A Liz Fraser-less "Teardrops" doesn’t work, and Horace Andy’s good-vibes interludes woven into Daddy G’s rendition of "Euroman" sap the air of menace and foreboding that Tricky managed to achieve on the album version. But, aside from the fact that they didn’t play "Protection" and the Apollo’s dreadful, boomtastic acoustics, is the sum total of the evening’s caveats. More goodies: a euphoric float through "Hymn Of The Big Wheel", a seminal "Safe From Harm" that turns into a throbbing, stroboscopic rock monster, and a rendition of "Heat Miser" with Daddy G and Horace making bizarre sucking noises over 3D’s paranoid mumblings.

As is traditional, the best was saved for last. Yes, they did play "Unfinished Sympathy", and Deborah Miller, who’d been sounding a little lost amidst the sturm und drang of the "Mezzanine" material finally gets her lungs around a song that benefits from a dollop of good, old-fashioned diva belting. The rapturous audience applause at the end of each verse summed it up, pretty much. The vocal samples from the album version may have gone AWOL, and the thin synth strings were no match for the original’s heartbreaking orchestration, but this was music!

No band on earth could top that, but when the Massive have a go we were inevitably disappointed, especially when they stumbled into one of the as-yet-unheard songs located towards the end of the new album which we later worked out to be "Group 4". But, strangely, it gradually metamorphosed into a leather-clad heavy metal dub monster, half "Metallica" and half "King Tubbys Meets Rockers Uptown", wave upon wave of sound building and building, becoming more intense as they locked into a frightening, wired riff undeterred by the sound of a few thousand jaws hitting the (sticky) floor...because, although nobody in their right mind would have asked them to, Massive Attack can actually rock. It’s a shocking revelation, a bit like expecting Portishead to cover the odd early Sabbath tune, but one that begins to make some kind of hazy sense when you take into account the reappraisal of their punk root that froths around the more uncompromising, darker corners of the new album. This seems to go on for, oh, weeks, before a sudden tornado of bass sweeps them away.

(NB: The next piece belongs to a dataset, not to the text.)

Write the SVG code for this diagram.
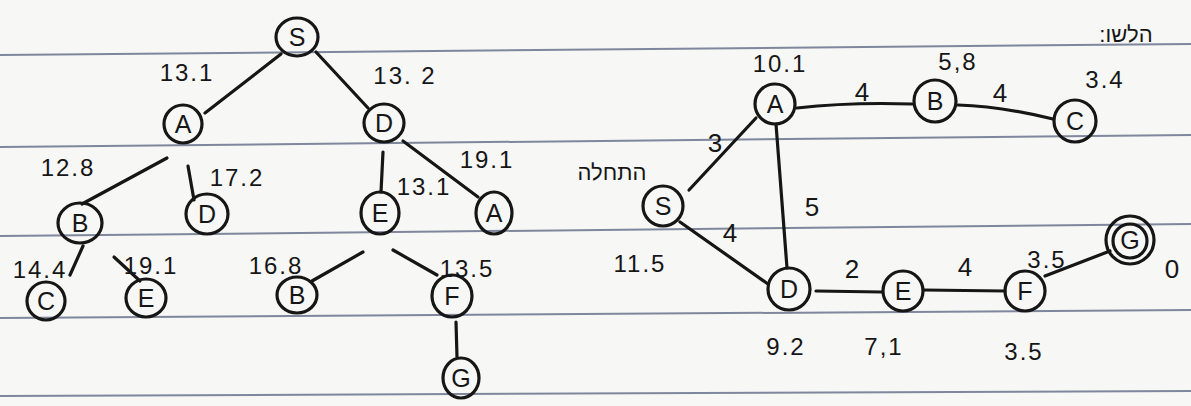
<svg xmlns="http://www.w3.org/2000/svg" width="1191" height="406" viewBox="0 0 1191 406">
<style>
.ink{stroke:#161616;fill:none;stroke-width:3.2;stroke-linecap:round}
.n circle,.n ellipse{fill:none;stroke:#161616;stroke-width:3.2}
.n text{font-family:"Liberation Sans",sans-serif;font-size:25px;text-anchor:middle;dominant-baseline:central;fill:#161616}
.l{font-family:"Liberation Sans",sans-serif;font-size:24px;letter-spacing:2px;fill:#161616;text-anchor:middle}
.w{font-family:"Liberation Sans",sans-serif;font-size:26px;fill:#161616;text-anchor:middle}
.h{font-family:"Liberation Sans","Noto Sans",sans-serif;font-size:22px;fill:#161616;text-anchor:middle;direction:rtl}
.rule{stroke:#56627e;stroke-width:2;opacity:.75}
</style>
<rect width="1191" height="406" fill="#f7f7f6"/>
<g id="paper-lines">
<line class="rule" x1="0" y1="55" x2="1191" y2="44"/>
<line class="rule" x1="0" y1="147" x2="1191" y2="135"/>
<line class="rule" x1="0" y1="236" x2="1191" y2="224"/>
<line class="rule" x1="0" y1="318" x2="1191" y2="310"/>
<line class="rule" x1="0" y1="396" x2="1191" y2="391"/>
</g>
<g id="connectors">
<line class="ink" x1="281" y1="54" x2="205" y2="113"/>
<line class="ink" x1="316" y1="52" x2="368" y2="108"/>
<line class="ink" x1="167" y1="158" x2="82" y2="204"/>
<line class="ink" x1="188" y1="166" x2="194" y2="200"/>
<line class="ink" x1="383" y1="152" x2="381" y2="192"/>
<line class="ink" x1="403" y1="141" x2="478" y2="197"/>
<line class="ink" x1="83" y1="246" x2="70" y2="275"/>
<line class="ink" x1="114" y1="257" x2="140" y2="281"/>
<line class="ink" x1="363" y1="252" x2="312" y2="281"/>
<line class="ink" x1="393" y1="250" x2="437" y2="275"/>
<line class="ink" x1="456" y1="322" x2="457" y2="357"/>
<path class="ink" d="M797 108 Q850 102 912 104"/>
<path class="ink" d="M958 105 Q1000 106 1053 119"/>
<line class="ink" x1="689" y1="190" x2="756" y2="118"/>
<line class="ink" x1="776" y1="124" x2="787" y2="268"/>
<line class="ink" x1="680" y1="222" x2="768" y2="284"/>
<line class="ink" x1="816" y1="291" x2="882" y2="292"/>
<line class="ink" x1="924" y1="290" x2="1005" y2="291"/>
<line class="ink" x1="1045" y1="276" x2="1110" y2="251"/>
</g>
<g id="tree-S" class="n"><ellipse cx="297" cy="37" rx="21" ry="19"/><text x="297" y="37">S</text></g>
<g id="tree-A" class="n"><ellipse cx="183" cy="124" rx="19" ry="19"/><text x="183" y="124">A</text></g>
<g id="tree-D" class="n"><ellipse cx="384" cy="123" rx="20" ry="19"/><text x="384" y="123">D</text></g>
<g id="tree-B1" class="n"><ellipse cx="80" cy="223" rx="22" ry="20"/><text x="80" y="223">B</text></g>
<g id="tree-D2" class="n"><ellipse cx="207" cy="214" rx="21" ry="20"/><text x="207" y="214">D</text></g>
<g id="tree-E1" class="n"><ellipse cx="380" cy="213" rx="19" ry="21"/><text x="380" y="213">E</text></g>
<g id="tree-A2" class="n"><ellipse cx="494" cy="213" rx="18" ry="21"/><text x="494" y="213">A</text></g>
<g id="tree-C" class="n"><ellipse cx="46" cy="301" rx="19" ry="19"/><text x="46" y="301">C</text></g>
<g id="tree-E2" class="n"><ellipse cx="146" cy="298" rx="20" ry="19"/><text x="146" y="298">E</text></g>
<g id="tree-B2" class="n"><ellipse cx="297" cy="295" rx="20" ry="18"/><text x="297" y="295">B</text></g>
<g id="tree-F" class="n"><ellipse cx="452" cy="296" rx="20" ry="21"/><text x="452" y="296">F</text></g>
<g id="tree-G" class="n"><ellipse cx="461" cy="378" rx="18" ry="20"/><text x="461" y="378">G</text></g>
<g id="tree-labels">
<text class="l" x="187" y="81">13.1</text>
<text class="l" x="405" y="84">13. 2</text>
<text class="l" x="68" y="176">12.8</text>
<text class="l" x="237" y="186">17.2</text>
<text class="l" x="487" y="168">19.1</text>
<text class="l" x="424" y="195">13.1</text>
<text class="l" x="40" y="278">14.4</text>
<text class="l" x="151" y="274">19.1</text>
<text class="l" x="276" y="274">16.8</text>
<text class="l" x="467" y="277">13.5</text>
</g>
<g id="g-S" class="n"><circle cx="663" cy="206" r="20"/><text x="663" y="206">S</text></g>
<g id="g-A" class="n"><circle cx="775" cy="104" r="20"/><text x="775" y="104">A</text></g>
<g id="g-B" class="n"><circle cx="935" cy="101" r="21"/><text x="935" y="101">B</text></g>
<g id="g-C" class="n"><circle cx="1075" cy="121" r="21"/><text x="1075" y="121">C</text></g>
<g id="g-D" class="n"><circle cx="789" cy="289" r="21"/><text x="789" y="289">D</text></g>
<g id="g-E" class="n"><circle cx="903" cy="291" r="20"/><text x="903" y="291">E</text></g>
<g id="g-F" class="n"><circle cx="1025" cy="291" r="20"/><text x="1025" y="291">F</text></g>
<g id="g-G" class="n"><circle cx="1130" cy="241" r="17"/><circle cx="1130" cy="240" r="24"/><text x="1130" y="240">G</text></g>
<g id="graph-labels">
<text class="l" x="780" y="72">10.1</text>
<text class="l" x="958" y="70">5,8</text>
<text class="l" x="1105" y="88">3.4</text>
<text class="w" x="862" y="101">4</text>
<text class="w" x="1000" y="102">4</text>
<text class="w" x="715" y="152">3</text>
<text class="w" x="812" y="216">5</text>
<text class="w" x="730" y="242">4</text>
<text class="l" x="640" y="272">11.5</text>
<text class="w" x="852" y="278">2</text>
<text class="w" x="965" y="276">4</text>
<text class="l" x="1047" y="268">3.5</text>
<text class="w" x="1172" y="278">0</text>
<text class="l" x="786" y="355">9.2</text>
<text class="l" x="884" y="355">7,1</text>
<text class="l" x="1024" y="360">3.5</text>
<text class="h" x="612" y="180">התחלה</text>
<text class="h" x="1126" y="42" font-size="26">הלשו:</text>
</g>
</svg>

So that’s what Massive Attack think a concert should be in 1998. A sprinkling of classic songs given even greater novelty value by the way the audience can see (or think they can see) the way they’re assembled before our very eyes, a handful of tunes that will probably be regarded as classics by the end of the year, and a hefty confounding of prejudices and expectations. The greatest English group of the next ten years? Is there really anyone to challenge them?